Nothing worth doing is ever easy. And this movement, this occupation, this revolution is going to be the hardest thing that we ever do as individuals and as a collective country. We have to relearn everything we were taught. We have to invent new ways to speak to one another. We have to cross all those lines that we have never crossed before and we are going to have to fight the most unyielding, powerful forces that we cannot even imagine defeating. And yet, it’s necessary. It’s needed. And it’s the only thing that is going to sustain our existence as a nation. Some call us nasty names to try to intimidate us, but history is on our side. The very people that we consider patriotic heroes now are those who were once showered with the same debasement that we endure today.
We may not see the whole change before we pass on from this world, but we have set the stage for the future of our beloved country in the hopes that generations that follow will enjoy the essential and inalienable rights our founding fathers granted.
The hope of a secure and livable world lies with disciplined nonconformists who are dedicated to justice, peace and brotherhood. -Dr. Martin Luther King, Jr.
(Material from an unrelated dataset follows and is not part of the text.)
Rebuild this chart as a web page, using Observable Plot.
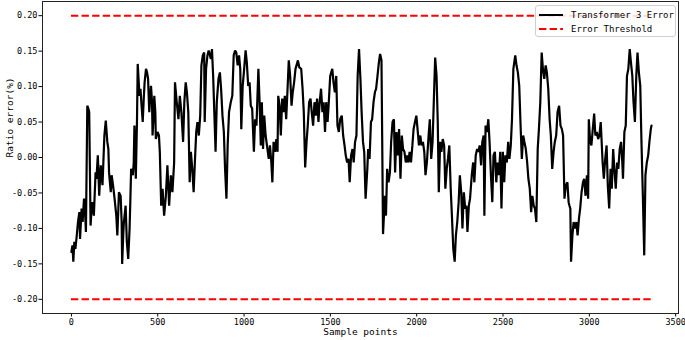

The Occupy movement has been criticized as lacking any specific demands. Granted, it is a brand new movement and completely grassroots, so the critics seem to be completely ignorant of the fact that this is not a corporate run campaign. It’s “the little people” doing all the work and there is a lot of varying viewpoints involved. But, given our founding principles of diversity, you’d think that this would actually be one of our highlighted strengths. One of my fellow OLA 99%ers wrote this statement of demand in a recent blog post and I only hope it’s brought to the GA soon and spread about to other Occupy GAs.
“We ask for investigative action, and support all concurrent efforts by Treasury and Justice to hold accountable those parties responsible for the massive losses incurred by their procedures and practices. Specifically those practices that used artificial valuations under false pretenses to profit from the losses they intended to incur on depositors or investors, those that entrusted their money with them or their institutions.”